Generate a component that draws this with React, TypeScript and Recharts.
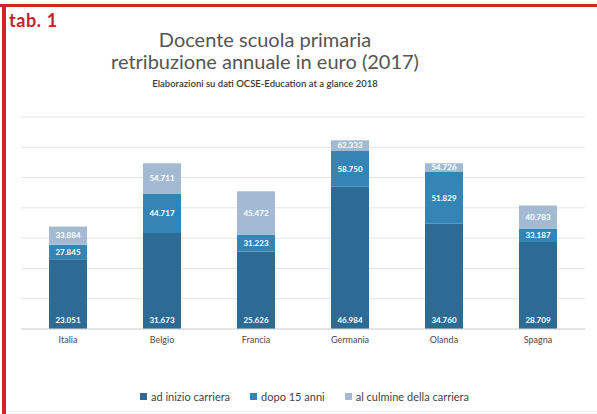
import React from 'react';
import {
  BarChart,
  Bar,
  XAxis,
  YAxis,
  CartesianGrid,
  LabelList,
} from 'recharts';

const paesi = ['Italia', 'Belgio', 'Francia', 'Germania', 'Olanda', 'Spagna'];
const inizioCarriera = [23051, 31673, 25626, 46984, 34760, 28709];
const dopo15Anni = [27845, 44717, 31223, 58750, 51829, 33187];
const culmineCarriera = [33884, 54711, 45472, 62333, 54726, 40783];
const yTicks = [0, 10000, 20000, 30000, 40000, 50000, 60000, 70000];

const serie = [
  { name: 'ad inizio carriera', color: '#2e6b94' },
  { name: 'dopo 15 anni', color: '#3484b6' },
  { name: 'al culmine della carriera', color: '#a3bbd2' },
];

const FONT = 'Lato, "Open Sans", sans-serif';
const RED = '#d2232a';

// bars are stacked on the differences, labels show the real values
const data = paesi.map((p, i) => ({
  paese: p,
  inizio: inizioCarriera[i],
  dopo: dopo15Anni[i],
  culmine: culmineCarriera[i],
  dopoDiff: dopo15Anni[i] - inizioCarriera[i],
  culmineDiff: culmineCarriera[i] - dopo15Anni[i],
}));

const fmt = (v: any) =>
  String(v).replace(/\B(?=(\d{3})+(?!\d))/g, '.');

const labelStyle = {
  fill: '#ffffff',
  fontSize: 8,
  fontWeight: 700,
  fontFamily: FONT,
};

const Legenda = () => (
  <div
    style={{
      position: 'absolute',
      top: 390,
      left: 0,
      width: 597,
      display: 'flex',
      justifyContent: 'center',
      paddingLeft: 12,
      boxSizing: 'border-box',
      gap: 20,
      fontFamily: FONT,
      fontSize: 11,
      color: '#444',
    }}
  >
    {serie.map((s) => (
      <div key={s.name} style={{ display: 'flex', alignItems: 'center', gap: 4 }}>
        <div style={{ width: 7, height: 7, background: s.color }} />
        <span>{s.name}</span>
      </div>
    ))}
  </div>
);

export default function App() {
  return (
    <div
      style={{
        position: 'absolute',
        left: 0,
        top: 0,
        width: 597,
        height: 414,
        background: '#fff',
        overflow: 'hidden',
      }}
    >
      <BarChart
        width={597}
        height={414}
        data={data}
        margin={{ top: 117, right: 12, left: 21, bottom: 55 }}
        barSize={38}
      >
        <CartesianGrid vertical={false} stroke="#e4e4e4" />
        <YAxis hide domain={[0, 70000]} ticks={yTicks} />
        <XAxis
          dataKey="paese"
          axisLine={{ stroke: '#d9d9d9' }}
          tickLine={false}
          tick={{ fill: '#4a4a4a', fontSize: 9, fontFamily: FONT }}
          tickMargin={2}
        />
        <Bar
          dataKey="inizio"
          stackId="a"
          fill={serie[0].color}
          isAnimationActive={false}
        >
          <LabelList
            dataKey="inizio"
            position="insideBottom"
            offset={6}
            formatter={fmt}
            style={labelStyle}
          />
        </Bar>
        <Bar
          dataKey="dopoDiff"
          stackId="a"
          fill={serie[1].color}
          isAnimationActive={false}
        >
          <LabelList
            dataKey="dopo"
            position="center"
            formatter={fmt}
            style={labelStyle}
          />
        </Bar>
        <Bar
          dataKey="culmineDiff"
          stackId="a"
          fill={serie[2].color}
          isAnimationActive={false}
        >
          <LabelList
            dataKey="culmine"
            position="center"
            formatter={fmt}
            style={labelStyle}
          />
        </Bar>
      </BarChart>

      {/* red frame of the original page */}
      <div style={{ position: 'absolute', left: 0, top: 4, width: 597, height: 3, background: RED }} />
      <div style={{ position: 'absolute', left: 2, top: 4, width: 4, height: 410, background: RED }} />
      <div style={{ position: 'absolute', left: 6, top: 411, width: 591, height: 1, background: '#ececec' }} />

      <svg
        width={597}
        height={120}
        style={{ position: 'absolute', left: 0, top: 0, pointerEvents: 'none' }}
      >
        <text x={9} y={27} fill="#c8202b" fontFamily={FONT} fontWeight={700} fontSize={18} letterSpacing={0.6}>
          tab. 1
        </text>
        <text x={265} y={47} textAnchor="middle" fill="#555" fontFamily={FONT} fontSize={20}>
          Docente scuola primaria
        </text>
        <text x={265} y={69} textAnchor="middle" fill="#555" fontFamily={FONT} fontSize={20}>
          retribuzione annuale in euro (2017)
        </text>
        <text x={265} y={87} textAnchor="middle" fill="#3a3a3a" fontFamily={FONT} fontWeight={600} fontSize={9.5}>
          Elaborazioni su dati OCSE-Education at a glance 2018
        </text>
      </svg>
      <Legenda />
    </div>
  );
}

--- Task brief ---
Quote the data exactly, leaving every image out of the copy.

--- Written answer ---
Generate a component that draws this with React, TypeScript and Recharts.
import React from 'react';
import {
  BarChart,
  Bar,
  XAxis,
  YAxis,
  CartesianGrid,
  LabelList,
} from 'recharts';

const paesi = ['Italia', 'Belgio', 'Francia', 'Germania', 'Olanda', 'Spagna'];
const inizioCarriera = [23051, 31673, 25626, 46984, 34760, 28709];
const dopo15Anni = [27845, 44717, 31223, 58750, 51829, 33187];
const culmineCarriera = [33884, 54711, 45472, 62333, 54726, 40783];
const yTicks = [0, 10000, 20000, 30000, 40000, 50000, 60000, 70000];

const serie = [
  { name: 'ad inizio carriera', color: '#2e6b94' },
  { name: 'dopo 15 anni', color: '#3484b6' },
  { name: 'al culmine della carriera', color: '#a3bbd2' },
];

const FONT = 'Lato, "Open Sans", sans-serif';
const RED = '#d2232a';

// bars are stacked on the differences, labels show the real values
const data = paesi.map((p, i) => ({
  paese: p,
  inizio: inizioCarriera[i],
  dopo: dopo15Anni[i],
  culmine: culmineCarriera[i],
  dopoDiff: dopo15Anni[i] - inizioCarriera[i],
  culmineDiff: culmineCarriera[i] - dopo15Anni[i],
}));

const fmt = (v: any) =>
  String(v).replace(/\B(?=(\d{3})+(?!\d))/g, '.');

const labelStyle = {
  fill: '#ffffff',
  fontSize: 8,
  fontWeight: 700,
  fontFamily: FONT,
};

const Legenda = () => (
  <div
    style={{
      position: 'absolute',
      top: 390,
      left: 0,
      width: 597,
      display: 'flex',
      justifyContent: 'center',
      paddingLeft: 12,
      boxSizing: 'border-box',
      gap: 20,
      fontFamily: FONT,
      fontSize: 11,
      color: '#444',
    }}
  >
    {serie.map((s) => (
      <div key={s.name} style={{ display: 'flex', alignItems: 'center', gap: 4 }}>
        <div style={{ width: 7, height: 7, background: s.color }} />
        <span>{s.name}</span>
      </div>
    ))}
  </div>
);

export default function App() {
  return (
    <div
      style={{
        position: 'absolute',
        left: 0,
        top: 0,
        width: 597,
        height: 414,
        background: '#fff',
        overflow: 'hidden',
      }}
    >
      <BarChart
        width={597}
        height={414}
        data={data}
        margin={{ top: 117, right: 12, left: 21, bottom: 55 }}
        barSize={38}
      >
        <CartesianGrid vertical={false} stroke="#e4e4e4" />
        <YAxis hide domain={[0, 70000]} ticks={yTicks} />
        <XAxis
          dataKey="paese"
          axisLine={{ stroke: '#d9d9d9' }}
          tickLine={false}
          tick={{ fill: '#4a4a4a', fontSize: 9, fontFamily: FONT }}
          tickMargin={2}
        />
        <Bar
          dataKey="inizio"
          stackId="a"
          fill={serie[0].color}
          isAnimationActive={false}
        >
          <LabelList
            dataKey="inizio"
            position="insideBottom"
            offset={6}
            formatter={fmt}
            style={labelStyle}
          />
        </Bar>
        <Bar
          dataKey="dopoDiff"
          stackId="a"
          fill={serie[1].color}
          isAnimationActive={false}
        >
          <LabelList
            dataKey="dopo"
            position="center"
            formatter={fmt}
            style={labelStyle}
          />
        </Bar>
        <Bar
          dataKey="culmineDiff"
          stackId="a"
          fill={serie[2].color}
          isAnimationActive={false}
        >
          <LabelList
            dataKey="culmine"
            position="center"
            formatter={fmt}
            style={labelStyle}
          />
        </Bar>
      </BarChart>

      {/* red frame of the original page */}
      <div style={{ position: 'absolute', left: 0, top: 4, width: 597, height: 3, background: RED }} />
      <div style={{ position: 'absolute', left: 2, top: 4, width: 4, height: 410, background: RED }} />
      <div style={{ position: 'absolute', left: 6, top: 411, width: 591, height: 1, background: '#ececec' }} />

      <svg
        width={597}
        height={120}
        style={{ position: 'absolute', left: 0, top: 0, pointerEvents: 'none' }}
      >
        <text x={9} y={27} fill="#c8202b" fontFamily={FONT} fontWeight={700} fontSize={18} letterSpacing={0.6}>
          tab. 1
        </text>
        <text x={265} y={47} textAnchor="middle" fill="#555" fontFamily={FONT} fontSize={20}>
          Docente scuola primaria
        </text>
        <text x={265} y={69} textAnchor="middle" fill="#555" fontFamily={FONT} fontSize={20}>
          retribuzione annuale in euro (2017)
        </text>
        <text x={265} y={87} textAnchor="middle" fill="#3a3a3a" fontFamily={FONT} fontWeight={600} fontSize={9.5}>
          Elaborazioni su dati OCSE-Education at a glance 2018
        </text>
      </svg>
      <Legenda />
    </div>
  );
}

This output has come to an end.